> _Job_
Quote the data below in full, minus the images.
━━ Dataset excerpt ━━
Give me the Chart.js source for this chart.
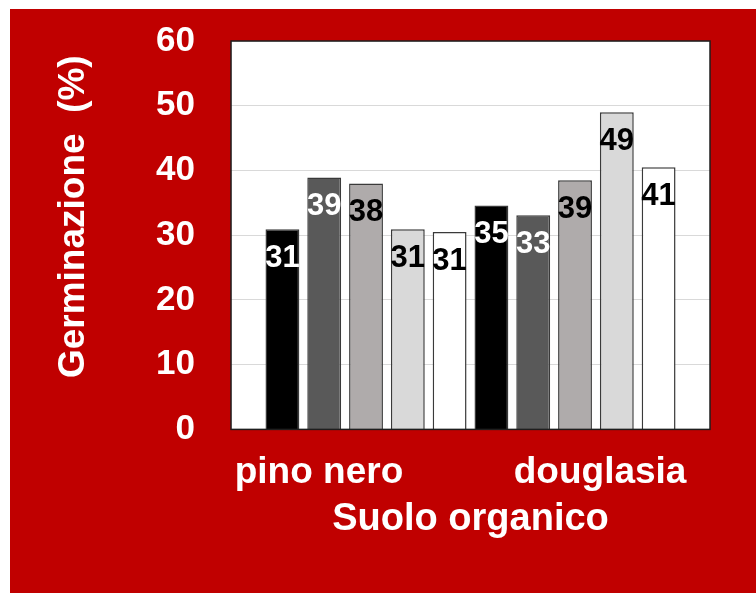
<!DOCTYPE html>
<html><head><meta charset="utf-8">
<script src="https://cdn.jsdelivr.net/npm/chart.js@4.4.0/dist/chart.umd.min.js"></script>
<style>
html,body{margin:0;padding:0;background:#ffffff;}
#wrap{position:absolute;left:10px;top:9px;width:746px;height:584px;background:#C00000;}
canvas{display:block;}
</style></head><body>
<div id="wrap"><canvas id="c" width="746" height="584"></canvas></div>
<script>
// ---- data ----
const categories = ['pino nero', 'douglasia'];
const seriesNames = ['Serie 1', 'Serie 2', 'Serie 3', 'Serie 4', 'Serie 5'];
const serie1 = [30.9, 34.6];
const serie2 = [38.9, 33.1];
const serie3 = [38.0, 38.5];
const serie4 = [30.9, 49.0];
const serie5 = [30.5, 40.5];
const yMin = 0, yMax = 60, yStep = 10;
const yTitle = 'Germinazione  (%)';
const xTitle = 'Suolo organico';

// ---- style ----
const FONT = '"Liberation Sans", Arial, sans-serif';
const fills = ['#000000', '#595959', '#AFABAB', '#D9D9D9', '#FFFFFF'];
const labelColors = ['#FFFFFF', '#FFFFFF', '#000000', '#000000', '#000000'];
const groupSpanFraction = 0.8727;      // share of plot width used by the bar groups
const tickLabelPos = [-0.225, 1.12];   // where the category captions sit (category units)

const allSeries = [serie1, serie2, serie3, serie4, serie5];

const plotFrame = {
  id: 'plotFrame',
  beforeDraw(chart) {
    const a = chart.chartArea, ctx = chart.ctx;
    ctx.save(); ctx.fillStyle = '#FFFFFF';
    ctx.fillRect(a.left, a.top, a.right - a.left, a.bottom - a.top);
    ctx.restore();
  },
  afterDatasetsDraw(chart) {
    const ctx = chart.ctx;
    chart.data.datasets.forEach((ds, di) => {
      const meta = chart.getDatasetMeta(di);
      meta.data.forEach((bar, i) => {
        ctx.save();
        ctx.font = 'bold 31px ' + FONT;
        ctx.fillStyle = labelColors[di];
        ctx.textAlign = 'center';
        ctx.textBaseline = 'middle';
        ctx.fillText(String(Math.round(ds.data[i])), bar.x, bar.y + 29);
        ctx.restore();
      });
    });
    const a = chart.chartArea;
    ctx.save();
    ctx.strokeStyle = '#1E1E1E'; ctx.lineWidth = 1.5;
    ctx.strokeRect(a.left, a.top, a.right - a.left, a.bottom - a.top);
    ctx.restore();
  }
};

new Chart(document.getElementById('c'), {
  type: 'bar',
  data: {
    labels: categories,
    datasets: allSeries.map((s, i) => ({
      label: seriesNames[i],
      data: s,
      backgroundColor: fills[i],
      borderColor: '#3A3A3A',
      borderWidth: 1.5,
      categoryPercentage: 1.0,
      barPercentage: 0.81
    }))
  },
  options: {
    responsive: false,
    animation: false,
    devicePixelRatio: 1,
    layout: { padding: { left: 20, right: 46, top: 32, bottom: 51 } },
    plugins: { legend: { display: false }, tooltip: { enabled: false } },
    scales: {
      x: {
        type: 'category',
        afterBuildTicks(scale) {
          scale._valueRange = categories.length / groupSpanFraction;
          scale._startValue = (categories.length - 1) / 2 - scale._valueRange / 2;
          scale.ticks = tickLabelPos.map(v => ({ value: v }));
        },
        grid: { display: false, drawTicks: false },
        border: { display: false },
        ticks: {
          autoSkip: false, maxRotation: 0, minRotation: 0, padding: 25,
          color: '#FFFFFF', font: { family: FONT, size: 37, weight: 'bold', lineHeight: 1.0 },
          callback: (v, i) => categories[i]
        },
        title: {
          display: true, text: xTitle, color: '#FFFFFF',
          font: { family: FONT, size: 38, weight: 'bold' },
          padding: { top: -20, bottom: 0 }
        }
      },
      y: {
        min: yMin, max: yMax,
        afterFit(scale) { scale.paddingTop = 0; scale.paddingBottom = 0; },
        grid: { color: '#D9D9D9', lineWidth: 1, drawTicks: false },
        border: { display: false },
        ticks: {
          stepSize: yStep, padding: 36, color: '#FFFFFF',
          font: { family: FONT, size: 35, weight: 'bold' }
        },
        title: {
          display: true, text: '\u2002\u2002' + yTitle, color: '#FFFFFF',
          font: { family: FONT, size: 37, weight: 'bold' },
          padding: { top: 22, bottom: 23.7 }
        }
      }
    }
  },
  plugins: [plotFrame]
});
</script>
</body></html>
━━━
> _Task result_
Give me the Chart.js source for this chart.
<!DOCTYPE html>
<html><head><meta charset="utf-8">
<script src="https://cdn.jsdelivr.net/npm/chart.js@4.4.0/dist/chart.umd.min.js"></script>
<style>
html,body{margin:0;padding:0;background:#ffffff;}
#wrap{position:absolute;left:10px;top:9px;width:746px;height:584px;background:#C00000;}
canvas{display:block;}
</style></head><body>
<div id="wrap"><canvas id="c" width="746" height="584"></canvas></div>
<script>
// ---- data ----
const categories = ['pino nero', 'douglasia'];
const seriesNames = ['Serie 1', 'Serie 2', 'Serie 3', 'Serie 4', 'Serie 5'];
const serie1 = [30.9, 34.6];
const serie2 = [38.9, 33.1];
const serie3 = [38.0, 38.5];
const serie4 = [30.9, 49.0];
const serie5 = [30.5, 40.5];
const yMin = 0, yMax = 60, yStep = 10;
const yTitle = 'Germinazione  (%)';
const xTitle = 'Suolo organico';

// ---- style ----
const FONT = '"Liberation Sans", Arial, sans-serif';
const fills = ['#000000', '#595959', '#AFABAB', '#D9D9D9', '#FFFFFF'];
const labelColors = ['#FFFFFF', '#FFFFFF', '#000000', '#000000', '#000000'];
const groupSpanFraction = 0.8727;      // share of plot width used by the bar groups
const tickLabelPos = [-0.225, 1.12];   // where the category captions sit (category units)

const allSeries = [serie1, serie2, serie3, serie4, serie5];

const plotFrame = {
  id: 'plotFrame',
  beforeDraw(chart) {
    const a = chart.chartArea, ctx = chart.ctx;
    ctx.save(); ctx.fillStyle = '#FFFFFF';
    ctx.fillRect(a.left, a.top, a.right - a.left, a.bottom - a.top);
    ctx.restore();
  },
  afterDatasetsDraw(chart) {
    const ctx = chart.ctx;
    chart.data.datasets.forEach((ds, di) => {
      const meta = chart.getDatasetMeta(di);
      meta.data.forEach((bar, i) => {
        ctx.save();
        ctx.font = 'bold 31px ' + FONT;
        ctx.fillStyle = labelColors[di];
        ctx.textAlign = 'center';
        ctx.textBaseline = 'middle';
        ctx.fillText(String(Math.round(ds.data[i])), bar.x, bar.y + 29);
        ctx.restore();
      });
    });
    const a = chart.chartArea;
    ctx.save();
    ctx.strokeStyle = '#1E1E1E'; ctx.lineWidth = 1.5;
    ctx.strokeRect(a.left, a.top, a.right - a.left, a.bottom - a.top);
    ctx.restore();
  }
};

new Chart(document.getElementById('c'), {
  type: 'bar',
  data: {
    labels: categories,
    datasets: allSeries.map((s, i) => ({
      label: seriesNames[i],
      data: s,
      backgroundColor: fills[i],
      borderColor: '#3A3A3A',
      borderWidth: 1.5,
      categoryPercentage: 1.0,
      barPercentage: 0.81
    }))
  },
  options: {
    responsive: false,
    animation: false,
    devicePixelRatio: 1,
    layout: { padding: { left: 20, right: 46, top: 32, bottom: 51 } },
    plugins: { legend: { display: false }, tooltip: { enabled: false } },
    scales: {
      x: {
        type: 'category',
        afterBuildTicks(scale) {
          scale._valueRange = categories.length / groupSpanFraction;
          scale._startValue = (categories.length - 1) / 2 - scale._valueRange / 2;
          scale.ticks = tickLabelPos.map(v => ({ value: v }));
        },
        grid: { display: false, drawTicks: false },
        border: { display: false },
        ticks: {
          autoSkip: false, maxRotation: 0, minRotation: 0, padding: 25,
          color: '#FFFFFF', font: { family: FONT, size: 37, weight: 'bold', lineHeight: 1.0 },
          callback: (v, i) => categories[i]
        },
        title: {
          display: true, text: xTitle, color: '#FFFFFF',
          font: { family: FONT, size: 38, weight: 'bold' },
          padding: { top: -20, bottom: 0 }
        }
      },
      y: {
        min: yMin, max: yMax,
        afterFit(scale) { scale.paddingTop = 0; scale.paddingBottom = 0; },
        grid: { color: '#D9D9D9', lineWidth: 1, drawTicks: false },
        border: { display: false },
        ticks: {
          stepSize: yStep, padding: 36, color: '#FFFFFF',
          font: { family: FONT, size: 35, weight: 'bold' }
        },
        title: {
          display: true, text: '\u2002\u2002' + yTitle, color: '#FFFFFF',
          font: { family: FONT, size: 37, weight: 'bold' },
          padding: { top: 22, bottom: 23.7 }
        }
      }
    }
  },
  plugins: [plotFrame]
});
</script>
</body></html>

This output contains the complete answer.